The UK has slowly cut back its reliance on coal, switching to renewables and gas, which emit much less carbon. However, gas has become problematic in recent months. Once an affordable fuel, prices have spiked as much as 20-fold compared to two years ago. Russia supplies a massive proportion of the gas burned in Europe.

The UK sources a lot less of its gas from Russia, but pays the same prices as those in Europe so has still been impacted by the war in Ukraine. The government is looking for alternatives to gas that can help the continent reduce its reliance on Russian imports.

Experts say renewables are the best option, but coal also looks more attractive than in the past. The Times first reported that the government had put out feelers to see if it would be possible for EDF to keep the site running.

Two of four units at the West Burton A power station have already been shut down by the energy giant, which has started reducing staff ahead of the planned closure this year.

“Half of West Burton A power station has been available to supply electricity during peak times over the winter; the other half commenced decommissioning last summer,” EDF said.

“The plan is to start decommissioning the final two units at the start of October 2022 and many processes have already been put in place to achieve that, including reducing the site’s staffing numbers and running down the coal stock”.

A government spokesperson said: “The UK remains committed to ending the use of coal power by 2024. We will be setting out plans to boost our long-term energy resilience and domestic supply shortly.

“The operation of UK coal plants is ultimately a commercial matter and we have made no formal request to EDF.”

The phasing out of coal - while broadly agreed by many countries as being critical to permanently lower carbon emissions - has proved problematic.
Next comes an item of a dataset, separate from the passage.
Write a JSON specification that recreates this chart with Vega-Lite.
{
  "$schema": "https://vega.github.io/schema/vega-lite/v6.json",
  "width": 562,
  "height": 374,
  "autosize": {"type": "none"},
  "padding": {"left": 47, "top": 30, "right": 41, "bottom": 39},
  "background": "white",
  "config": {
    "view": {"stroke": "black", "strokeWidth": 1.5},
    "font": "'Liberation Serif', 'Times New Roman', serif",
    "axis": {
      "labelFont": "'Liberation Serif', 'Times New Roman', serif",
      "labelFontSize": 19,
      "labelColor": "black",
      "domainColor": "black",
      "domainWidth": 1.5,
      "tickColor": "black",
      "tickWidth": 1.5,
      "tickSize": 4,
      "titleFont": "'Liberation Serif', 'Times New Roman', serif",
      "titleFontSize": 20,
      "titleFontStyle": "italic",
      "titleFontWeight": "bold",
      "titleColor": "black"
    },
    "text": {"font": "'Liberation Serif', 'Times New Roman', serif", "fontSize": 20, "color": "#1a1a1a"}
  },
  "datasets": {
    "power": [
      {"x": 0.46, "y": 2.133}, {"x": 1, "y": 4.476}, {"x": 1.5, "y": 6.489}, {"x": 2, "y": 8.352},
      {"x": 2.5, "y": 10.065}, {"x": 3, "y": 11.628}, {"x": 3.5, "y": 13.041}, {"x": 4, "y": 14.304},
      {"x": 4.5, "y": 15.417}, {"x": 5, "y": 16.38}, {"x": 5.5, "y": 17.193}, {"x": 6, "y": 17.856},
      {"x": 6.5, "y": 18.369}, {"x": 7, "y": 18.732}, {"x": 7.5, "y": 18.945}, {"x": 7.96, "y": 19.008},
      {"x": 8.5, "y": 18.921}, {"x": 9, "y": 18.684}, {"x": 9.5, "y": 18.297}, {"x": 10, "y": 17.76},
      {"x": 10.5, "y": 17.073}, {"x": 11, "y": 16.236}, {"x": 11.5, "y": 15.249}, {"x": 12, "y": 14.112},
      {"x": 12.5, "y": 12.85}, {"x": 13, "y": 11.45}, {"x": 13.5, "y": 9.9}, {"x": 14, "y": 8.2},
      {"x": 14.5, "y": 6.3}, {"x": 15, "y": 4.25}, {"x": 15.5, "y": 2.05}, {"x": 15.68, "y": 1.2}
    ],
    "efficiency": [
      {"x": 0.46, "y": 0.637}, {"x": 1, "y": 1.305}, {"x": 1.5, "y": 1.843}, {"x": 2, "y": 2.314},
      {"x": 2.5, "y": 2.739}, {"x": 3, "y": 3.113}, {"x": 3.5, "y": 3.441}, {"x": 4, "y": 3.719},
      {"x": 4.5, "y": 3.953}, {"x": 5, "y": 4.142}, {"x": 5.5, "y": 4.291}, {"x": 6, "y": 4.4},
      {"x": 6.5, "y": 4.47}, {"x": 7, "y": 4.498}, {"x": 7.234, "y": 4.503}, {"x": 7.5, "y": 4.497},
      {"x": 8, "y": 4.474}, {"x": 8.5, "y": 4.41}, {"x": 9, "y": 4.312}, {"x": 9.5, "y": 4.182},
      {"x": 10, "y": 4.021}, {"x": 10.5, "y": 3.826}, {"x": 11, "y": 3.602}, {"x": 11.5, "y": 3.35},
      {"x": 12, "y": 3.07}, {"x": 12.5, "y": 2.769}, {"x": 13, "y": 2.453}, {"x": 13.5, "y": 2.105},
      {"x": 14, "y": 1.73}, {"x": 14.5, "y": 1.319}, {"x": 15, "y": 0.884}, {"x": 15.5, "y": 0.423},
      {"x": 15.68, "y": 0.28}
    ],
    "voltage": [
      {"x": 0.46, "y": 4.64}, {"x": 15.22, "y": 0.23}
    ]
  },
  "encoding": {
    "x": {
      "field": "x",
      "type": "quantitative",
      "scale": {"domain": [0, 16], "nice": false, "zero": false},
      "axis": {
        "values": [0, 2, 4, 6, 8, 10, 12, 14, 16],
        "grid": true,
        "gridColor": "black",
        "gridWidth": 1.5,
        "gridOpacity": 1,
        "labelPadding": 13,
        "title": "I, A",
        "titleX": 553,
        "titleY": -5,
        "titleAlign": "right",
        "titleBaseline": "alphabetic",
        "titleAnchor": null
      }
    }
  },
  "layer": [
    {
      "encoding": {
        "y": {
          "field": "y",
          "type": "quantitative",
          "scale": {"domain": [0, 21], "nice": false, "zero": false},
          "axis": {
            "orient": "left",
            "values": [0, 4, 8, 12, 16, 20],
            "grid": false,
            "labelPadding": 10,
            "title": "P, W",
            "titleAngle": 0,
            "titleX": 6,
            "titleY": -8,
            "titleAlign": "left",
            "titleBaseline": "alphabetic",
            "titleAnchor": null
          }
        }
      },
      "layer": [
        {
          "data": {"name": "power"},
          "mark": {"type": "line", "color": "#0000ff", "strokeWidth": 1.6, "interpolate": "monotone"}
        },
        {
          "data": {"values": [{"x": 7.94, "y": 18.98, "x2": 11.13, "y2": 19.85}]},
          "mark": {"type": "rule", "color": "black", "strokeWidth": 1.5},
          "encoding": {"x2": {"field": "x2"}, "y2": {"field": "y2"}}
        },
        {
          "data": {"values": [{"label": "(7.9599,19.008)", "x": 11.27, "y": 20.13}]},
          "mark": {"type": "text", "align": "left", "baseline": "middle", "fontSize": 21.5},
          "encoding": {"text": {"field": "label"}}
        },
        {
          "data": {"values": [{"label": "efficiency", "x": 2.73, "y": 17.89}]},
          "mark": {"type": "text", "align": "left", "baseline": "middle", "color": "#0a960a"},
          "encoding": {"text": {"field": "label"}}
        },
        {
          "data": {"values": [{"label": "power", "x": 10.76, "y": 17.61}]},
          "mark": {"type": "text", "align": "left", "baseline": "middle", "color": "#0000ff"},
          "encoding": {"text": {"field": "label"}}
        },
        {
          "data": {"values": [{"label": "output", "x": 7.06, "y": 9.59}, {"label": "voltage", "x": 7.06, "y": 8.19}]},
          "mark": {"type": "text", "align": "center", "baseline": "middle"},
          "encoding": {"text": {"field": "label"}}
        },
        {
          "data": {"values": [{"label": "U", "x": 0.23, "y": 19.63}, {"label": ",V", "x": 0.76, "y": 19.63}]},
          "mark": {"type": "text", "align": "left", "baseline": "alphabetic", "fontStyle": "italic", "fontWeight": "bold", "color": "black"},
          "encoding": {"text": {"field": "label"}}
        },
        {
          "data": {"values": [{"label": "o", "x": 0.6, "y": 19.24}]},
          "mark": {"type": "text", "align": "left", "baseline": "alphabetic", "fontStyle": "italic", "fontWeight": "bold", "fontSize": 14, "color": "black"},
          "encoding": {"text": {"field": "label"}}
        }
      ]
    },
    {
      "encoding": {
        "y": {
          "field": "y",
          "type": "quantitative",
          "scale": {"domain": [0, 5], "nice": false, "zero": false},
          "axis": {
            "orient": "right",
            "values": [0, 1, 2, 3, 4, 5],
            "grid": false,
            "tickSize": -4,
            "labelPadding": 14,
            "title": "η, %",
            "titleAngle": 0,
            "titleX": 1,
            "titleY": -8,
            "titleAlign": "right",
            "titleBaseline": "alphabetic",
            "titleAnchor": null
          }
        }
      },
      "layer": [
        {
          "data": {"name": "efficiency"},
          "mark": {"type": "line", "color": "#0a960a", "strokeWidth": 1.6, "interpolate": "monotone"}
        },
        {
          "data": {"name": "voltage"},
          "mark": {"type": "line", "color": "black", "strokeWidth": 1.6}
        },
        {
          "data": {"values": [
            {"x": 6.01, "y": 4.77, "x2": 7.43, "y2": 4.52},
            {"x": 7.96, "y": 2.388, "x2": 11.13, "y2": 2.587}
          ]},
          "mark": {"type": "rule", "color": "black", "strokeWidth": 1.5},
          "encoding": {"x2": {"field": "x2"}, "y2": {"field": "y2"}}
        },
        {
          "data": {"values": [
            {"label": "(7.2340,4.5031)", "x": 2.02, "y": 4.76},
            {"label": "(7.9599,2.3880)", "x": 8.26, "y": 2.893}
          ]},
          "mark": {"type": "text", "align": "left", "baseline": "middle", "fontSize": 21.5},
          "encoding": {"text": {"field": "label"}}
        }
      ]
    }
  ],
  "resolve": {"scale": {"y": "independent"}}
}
A revised draft of the COP26 deal weakened the language around the phasing out of fossil fuels, including coal.

Commercial banks have also provided over $1.5tr (£1.1tr) in lending to the global coal industry over the past three years, even though many of them have pledged to become net zero organisations.

Meanwhile, China has continued to invest in coal-based power plants and steel facilities at “alarming rates” that are antithetical to climate change goals, research from the Helsinki-based Centre for Research on Energy and Clean Air (CREA) revealed in February this year.